• **WHAT TO DO**
Skip all pictures, then print the remaining material exactly.

═════ EXERCISE MATERIAL

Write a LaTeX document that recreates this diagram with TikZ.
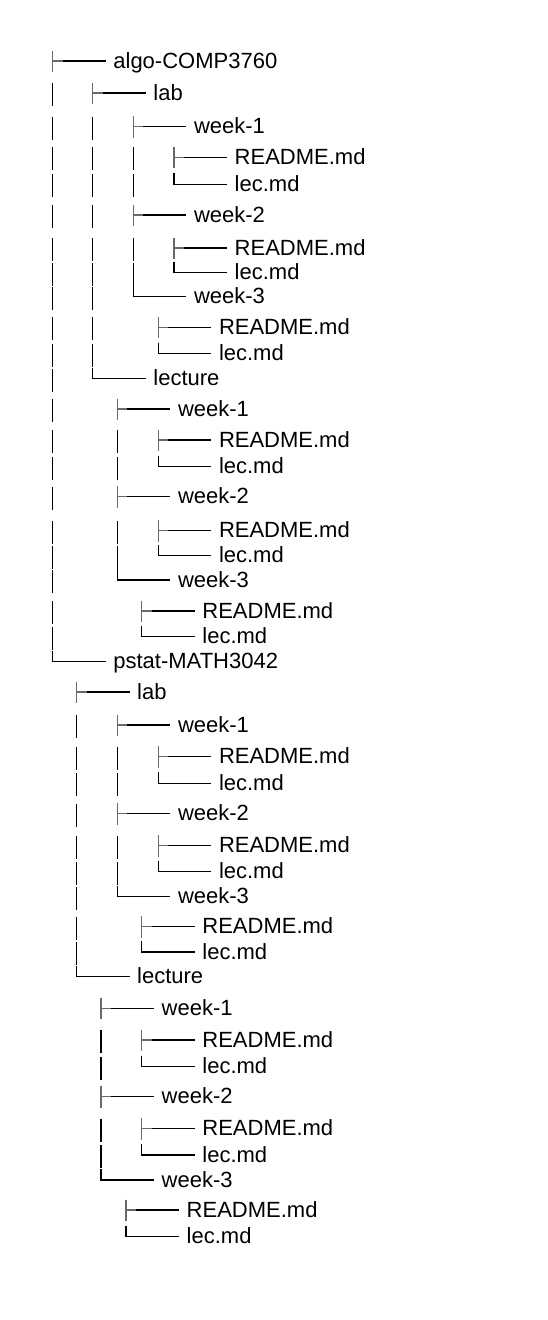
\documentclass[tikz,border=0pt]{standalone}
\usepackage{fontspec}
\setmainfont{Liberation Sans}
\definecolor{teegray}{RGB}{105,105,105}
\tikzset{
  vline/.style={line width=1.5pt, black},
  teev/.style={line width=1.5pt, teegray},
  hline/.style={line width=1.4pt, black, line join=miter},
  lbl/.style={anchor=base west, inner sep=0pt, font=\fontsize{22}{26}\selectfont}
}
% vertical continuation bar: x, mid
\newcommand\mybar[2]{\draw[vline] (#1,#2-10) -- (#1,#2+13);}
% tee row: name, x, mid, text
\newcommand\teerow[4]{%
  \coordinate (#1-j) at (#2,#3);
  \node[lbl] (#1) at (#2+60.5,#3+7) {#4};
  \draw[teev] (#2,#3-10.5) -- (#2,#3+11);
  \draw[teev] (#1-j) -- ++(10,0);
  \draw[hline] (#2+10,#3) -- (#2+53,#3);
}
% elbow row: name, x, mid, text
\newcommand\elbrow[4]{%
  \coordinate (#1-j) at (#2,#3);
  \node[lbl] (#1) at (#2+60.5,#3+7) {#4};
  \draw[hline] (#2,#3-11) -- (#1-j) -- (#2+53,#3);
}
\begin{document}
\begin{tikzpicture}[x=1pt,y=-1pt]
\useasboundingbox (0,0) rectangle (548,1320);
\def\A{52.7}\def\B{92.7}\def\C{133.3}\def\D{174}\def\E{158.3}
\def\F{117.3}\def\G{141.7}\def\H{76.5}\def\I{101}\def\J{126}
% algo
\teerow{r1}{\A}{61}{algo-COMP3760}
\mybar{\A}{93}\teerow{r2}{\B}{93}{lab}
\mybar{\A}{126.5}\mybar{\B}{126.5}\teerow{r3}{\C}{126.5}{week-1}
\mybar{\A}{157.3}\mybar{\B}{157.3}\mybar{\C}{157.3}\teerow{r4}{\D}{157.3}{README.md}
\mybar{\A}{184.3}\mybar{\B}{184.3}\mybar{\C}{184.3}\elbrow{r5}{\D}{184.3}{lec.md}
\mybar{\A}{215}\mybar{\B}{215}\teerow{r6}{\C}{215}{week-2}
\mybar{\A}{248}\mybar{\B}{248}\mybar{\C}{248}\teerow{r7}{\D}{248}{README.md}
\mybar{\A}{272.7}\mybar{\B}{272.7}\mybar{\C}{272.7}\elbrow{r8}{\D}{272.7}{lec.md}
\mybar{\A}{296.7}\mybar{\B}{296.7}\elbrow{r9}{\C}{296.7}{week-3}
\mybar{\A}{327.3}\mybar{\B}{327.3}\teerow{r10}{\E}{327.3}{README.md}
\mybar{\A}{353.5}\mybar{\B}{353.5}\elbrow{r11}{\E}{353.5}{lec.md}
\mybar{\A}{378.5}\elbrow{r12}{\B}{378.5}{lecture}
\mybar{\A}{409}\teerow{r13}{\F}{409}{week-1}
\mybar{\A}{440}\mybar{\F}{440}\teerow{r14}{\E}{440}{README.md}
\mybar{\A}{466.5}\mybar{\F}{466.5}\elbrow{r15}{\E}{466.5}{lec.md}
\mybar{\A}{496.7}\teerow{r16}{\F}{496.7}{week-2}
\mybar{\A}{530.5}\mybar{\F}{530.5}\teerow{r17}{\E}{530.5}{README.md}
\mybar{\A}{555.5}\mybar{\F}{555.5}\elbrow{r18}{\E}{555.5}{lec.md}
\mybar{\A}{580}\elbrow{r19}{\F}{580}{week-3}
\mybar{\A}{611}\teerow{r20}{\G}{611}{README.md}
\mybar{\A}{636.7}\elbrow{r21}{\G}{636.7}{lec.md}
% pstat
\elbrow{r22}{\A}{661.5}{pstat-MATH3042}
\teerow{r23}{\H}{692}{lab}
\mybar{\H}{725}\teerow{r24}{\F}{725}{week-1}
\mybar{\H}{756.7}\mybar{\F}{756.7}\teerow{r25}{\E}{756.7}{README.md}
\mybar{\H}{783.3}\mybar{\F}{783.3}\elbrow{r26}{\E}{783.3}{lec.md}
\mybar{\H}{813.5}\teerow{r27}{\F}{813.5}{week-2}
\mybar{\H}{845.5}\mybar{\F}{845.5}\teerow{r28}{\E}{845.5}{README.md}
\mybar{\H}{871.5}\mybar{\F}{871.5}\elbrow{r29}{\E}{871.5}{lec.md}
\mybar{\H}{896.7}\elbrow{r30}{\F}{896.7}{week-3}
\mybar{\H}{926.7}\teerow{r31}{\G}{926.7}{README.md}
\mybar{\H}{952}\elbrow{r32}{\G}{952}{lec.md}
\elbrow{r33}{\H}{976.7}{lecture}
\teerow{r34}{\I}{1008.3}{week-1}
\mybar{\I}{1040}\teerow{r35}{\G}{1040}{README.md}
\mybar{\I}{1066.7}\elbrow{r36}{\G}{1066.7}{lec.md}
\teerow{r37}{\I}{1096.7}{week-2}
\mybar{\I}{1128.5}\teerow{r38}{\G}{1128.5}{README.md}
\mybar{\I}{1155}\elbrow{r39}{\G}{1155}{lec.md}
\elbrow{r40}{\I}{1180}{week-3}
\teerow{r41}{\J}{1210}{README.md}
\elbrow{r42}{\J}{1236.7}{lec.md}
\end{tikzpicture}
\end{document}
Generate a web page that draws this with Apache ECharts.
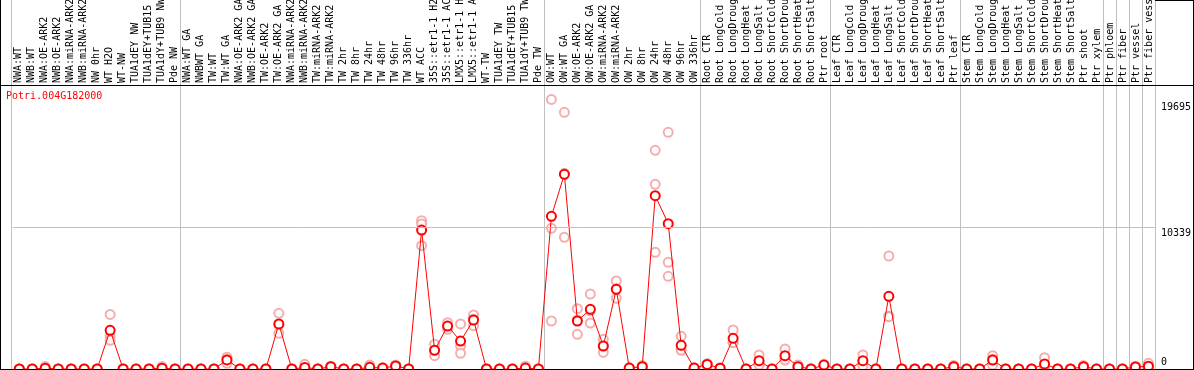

══════════

• **SOLUTION**
Write a LaTeX document that recreates this diagram with TikZ.
\documentclass[tikz,border=0pt]{standalone}
\usepackage{fontspec}
\setmainfont{Liberation Sans}
\definecolor{teegray}{RGB}{105,105,105}
\tikzset{
  vline/.style={line width=1.5pt, black},
  teev/.style={line width=1.5pt, teegray},
  hline/.style={line width=1.4pt, black, line join=miter},
  lbl/.style={anchor=base west, inner sep=0pt, font=\fontsize{22}{26}\selectfont}
}
% vertical continuation bar: x, mid
\newcommand\mybar[2]{\draw[vline] (#1,#2-10) -- (#1,#2+13);}
% tee row: name, x, mid, text
\newcommand\teerow[4]{%
  \coordinate (#1-j) at (#2,#3);
  \node[lbl] (#1) at (#2+60.5,#3+7) {#4};
  \draw[teev] (#2,#3-10.5) -- (#2,#3+11);
  \draw[teev] (#1-j) -- ++(10,0);
  \draw[hline] (#2+10,#3) -- (#2+53,#3);
}
% elbow row: name, x, mid, text
\newcommand\elbrow[4]{%
  \coordinate (#1-j) at (#2,#3);
  \node[lbl] (#1) at (#2+60.5,#3+7) {#4};
  \draw[hline] (#2,#3-11) -- (#1-j) -- (#2+53,#3);
}
\begin{document}
\begin{tikzpicture}[x=1pt,y=-1pt]
\useasboundingbox (0,0) rectangle (548,1320);
\def\A{52.7}\def\B{92.7}\def\C{133.3}\def\D{174}\def\E{158.3}
\def\F{117.3}\def\G{141.7}\def\H{76.5}\def\I{101}\def\J{126}
% algo
\teerow{r1}{\A}{61}{algo-COMP3760}
\mybar{\A}{93}\teerow{r2}{\B}{93}{lab}
\mybar{\A}{126.5}\mybar{\B}{126.5}\teerow{r3}{\C}{126.5}{week-1}
\mybar{\A}{157.3}\mybar{\B}{157.3}\mybar{\C}{157.3}\teerow{r4}{\D}{157.3}{README.md}
\mybar{\A}{184.3}\mybar{\B}{184.3}\mybar{\C}{184.3}\elbrow{r5}{\D}{184.3}{lec.md}
\mybar{\A}{215}\mybar{\B}{215}\teerow{r6}{\C}{215}{week-2}
\mybar{\A}{248}\mybar{\B}{248}\mybar{\C}{248}\teerow{r7}{\D}{248}{README.md}
\mybar{\A}{272.7}\mybar{\B}{272.7}\mybar{\C}{272.7}\elbrow{r8}{\D}{272.7}{lec.md}
\mybar{\A}{296.7}\mybar{\B}{296.7}\elbrow{r9}{\C}{296.7}{week-3}
\mybar{\A}{327.3}\mybar{\B}{327.3}\teerow{r10}{\E}{327.3}{README.md}
\mybar{\A}{353.5}\mybar{\B}{353.5}\elbrow{r11}{\E}{353.5}{lec.md}
\mybar{\A}{378.5}\elbrow{r12}{\B}{378.5}{lecture}
\mybar{\A}{409}\teerow{r13}{\F}{409}{week-1}
\mybar{\A}{440}\mybar{\F}{440}\teerow{r14}{\E}{440}{README.md}
\mybar{\A}{466.5}\mybar{\F}{466.5}\elbrow{r15}{\E}{466.5}{lec.md}
\mybar{\A}{496.7}\teerow{r16}{\F}{496.7}{week-2}
\mybar{\A}{530.5}\mybar{\F}{530.5}\teerow{r17}{\E}{530.5}{README.md}
\mybar{\A}{555.5}\mybar{\F}{555.5}\elbrow{r18}{\E}{555.5}{lec.md}
\mybar{\A}{580}\elbrow{r19}{\F}{580}{week-3}
\mybar{\A}{611}\teerow{r20}{\G}{611}{README.md}
\mybar{\A}{636.7}\elbrow{r21}{\G}{636.7}{lec.md}
% pstat
\elbrow{r22}{\A}{661.5}{pstat-MATH3042}
\teerow{r23}{\H}{692}{lab}
\mybar{\H}{725}\teerow{r24}{\F}{725}{week-1}
\mybar{\H}{756.7}\mybar{\F}{756.7}\teerow{r25}{\E}{756.7}{README.md}
\mybar{\H}{783.3}\mybar{\F}{783.3}\elbrow{r26}{\E}{783.3}{lec.md}
\mybar{\H}{813.5}\teerow{r27}{\F}{813.5}{week-2}
\mybar{\H}{845.5}\mybar{\F}{845.5}\teerow{r28}{\E}{845.5}{README.md}
\mybar{\H}{871.5}\mybar{\F}{871.5}\elbrow{r29}{\E}{871.5}{lec.md}
\mybar{\H}{896.7}\elbrow{r30}{\F}{896.7}{week-3}
\mybar{\H}{926.7}\teerow{r31}{\G}{926.7}{README.md}
\mybar{\H}{952}\elbrow{r32}{\G}{952}{lec.md}
\elbrow{r33}{\H}{976.7}{lecture}
\teerow{r34}{\I}{1008.3}{week-1}
\mybar{\I}{1040}\teerow{r35}{\G}{1040}{README.md}
\mybar{\I}{1066.7}\elbrow{r36}{\G}{1066.7}{lec.md}
\teerow{r37}{\I}{1096.7}{week-2}
\mybar{\I}{1128.5}\teerow{r38}{\G}{1128.5}{README.md}
\mybar{\I}{1155}\elbrow{r39}{\G}{1155}{lec.md}
\elbrow{r40}{\I}{1180}{week-3}
\teerow{r41}{\J}{1210}{README.md}
\elbrow{r42}{\J}{1236.7}{lec.md}
\end{tikzpicture}
\end{document}
Generate a web page that draws this with Apache ECharts.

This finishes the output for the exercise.